It happens all the time: Church leaders stand at podiums and urge members of their flocks to go and share their faith, striving to win new converts.
These speeches rarely make news, because they are not unusual. But something very unusual happened earlier this month in Brookline, Mass.
"You will surely agree that our mission ... is to lead our brothers and sisters -- both inside and outside the church -- to our Lord and Savior Jesus Christ," said the featured speaker.
"This is becoming more and more difficult because many hesitate to share their faith, fearing they will be considered quaint and bothersome. This is especially the case in America's colleges and universities where atheism and indifference on matters of faith and religion reign supreme."
This would be ordinary, if not tame, language in a gathering held by Campus Crusade for Christ, the Southern Baptist Convention or any Bible Belt megachurch. But this speaker was Metropolitan Methodios, the white-haired leader of the Greek Orthodox Metropolis of Boston, addressing clergy and laity in a conference center dedicated to Greek culture.
The spiritual leader of Greek Orthodox believers in New England didn't stop with this call to evangelize people inside and outside his flock's sanctuaries. Instead, he directly challenged the lukewarm or even compromised version of the faith that may result from the media "bombardment of materialistic and hedonistic philosophies" that shape the public square.
All too often, he said, the result is neither orthodox nor Orthodox.
"People today fashion their personal beliefs by integrating Orthodox and non-Orthodox elements," he explained, in the speech text posted online. "Without realizing it, they become 'cafeteria Christians.' Just as they do not partake of every food item in a cafeteria line -- but only those foods which they like -- in the same way they feel they can pick and choose from what Orthodoxy teaches. ...

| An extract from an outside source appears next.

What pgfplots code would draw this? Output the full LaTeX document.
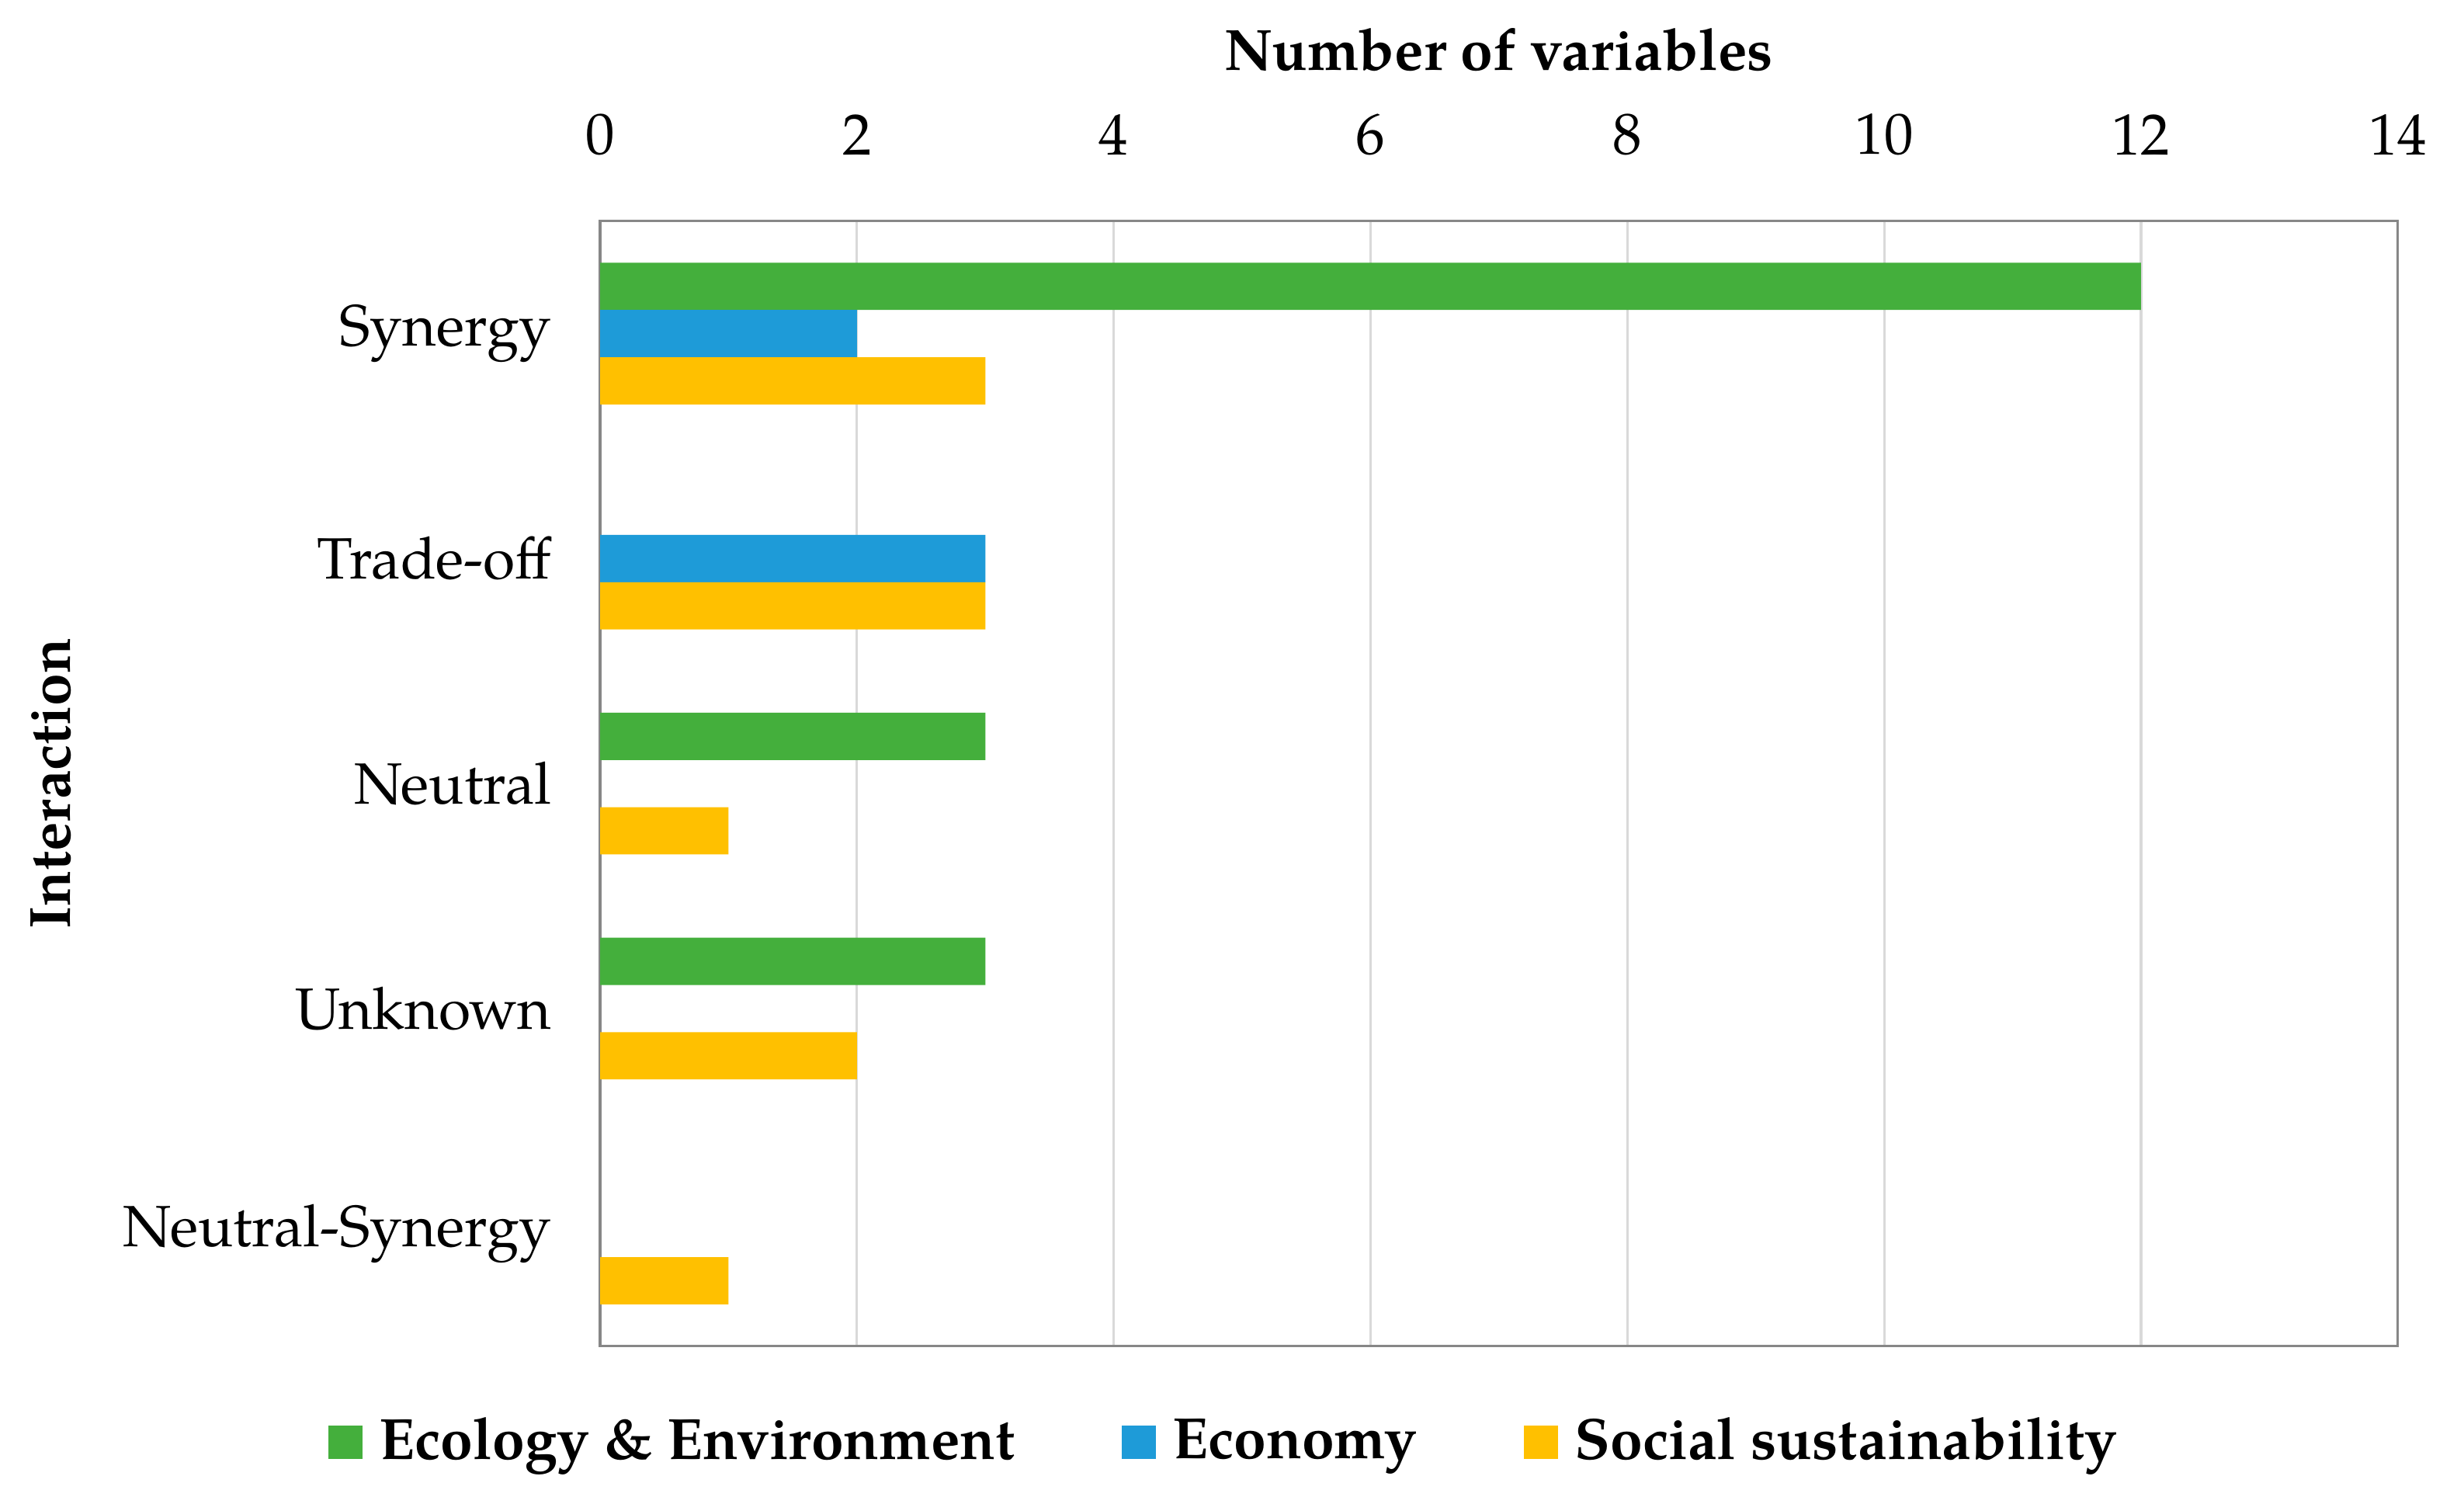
\documentclass[border=0pt]{standalone}
\usepackage{pgfplots}
\pgfplotsset{compat=1.18}
\usepackage{fontspec}
\setmainfont{TeX Gyre Pagella}
\newcommand{\fsz}{\fontsize{12}{14}\selectfont}
\definecolor{ecocol}{HTML}{44AF3C}
\definecolor{econcol}{HTML}{1E9BD8}
\definecolor{soccol}{HTML}{FFC000}
\definecolor{framecol}{HTML}{878787}
\definecolor{gridcol}{HTML}{D9D9D9}
\begin{document}
\begin{tikzpicture}[font=\fsz]
\begin{axis}[
	xbar,
	scale only axis,
	width=370.56pt,
	height=231.84pt,
	xmin=0, xmax=14,
	xtick={0,2,...,14},
	ymin=-0.5, ymax=4.5,
	y dir=reverse,
	ytick={0,1,2,3,4},
	yticklabels={Synergy,Trade-off,Neutral,Unknown,Neutral-Synergy},
	major tick length=0pt,
	xticklabel pos=upper,
	xmajorgrids=true,
	grid style={gridcol, line width=0.5pt},
	axis line style={framecol, line width=0.5pt},
	tick label style={font=\fsz},
	/pgf/number format/assume math mode=true,
	xticklabel style={yshift=10pt},
	yticklabel style={xshift=-6.5pt},
	xlabel={\textbf{Number of variables}},
	xlabel style={font=\fsz, at={(axis description cs:0.5,1.152)}, anchor=center},
	ylabel={\textbf{Interaction}},
	ylabel style={font=\fsz, at={(axis description cs:-0.3057,0.5)}, anchor=center},
	bar width=0.21,
	legend columns=3,
	legend style={draw=none, font=\fsz\bfseries, at={(axis description cs:0.349,-0.0856)}, anchor=center,
		/tikz/every odd column/.append style={column sep=1.5pt},
		/tikz/every even column/.append style={column sep=20pt}},
	legend image code/.code={\path[fill, draw=none] (0pt,-3.5pt) rectangle (7pt,3.5pt);},
]
\addplot[fill=ecocol, draw=none, bar shift=-0.21]
coordinates{
	(12,0)
	(3,2)
	(3,3)
};
\addlegendentry{Ecology \& Environment}

\addplot[fill=econcol, draw=none, bar shift=0]
coordinates{
	(2,0)
	(3,1)
};
\addlegendentry{Economy}

\addplot[fill=soccol, draw=none, bar shift=0.21]
coordinates{
	(3,0)
	(3,1)
	(1,2)
	(2,3)
	(1,4)
};
\addlegendentry{Social sustainability}
\end{axis}
\path (-123.7pt,-31pt) rectangle (384.2pt,277.4pt);
\end{tikzpicture}
\end{document}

"Let me be clear: Core teachings of our faith are not subject to popularity polls or political correctness."
Metropolitan Methodios even, without mentioning a specific name, criticized a New England legislator who "claims to be an Orthodox Christian" and who "champions Greek political causes" because of his public advocacy of same-sex marriage.
It's important to note that, through the years, Eastern Orthodox bishops have released occasional public statements in which they affirmed basic tenets of their ancient faith. In some cases they have applied these doctrines to public issues in American life.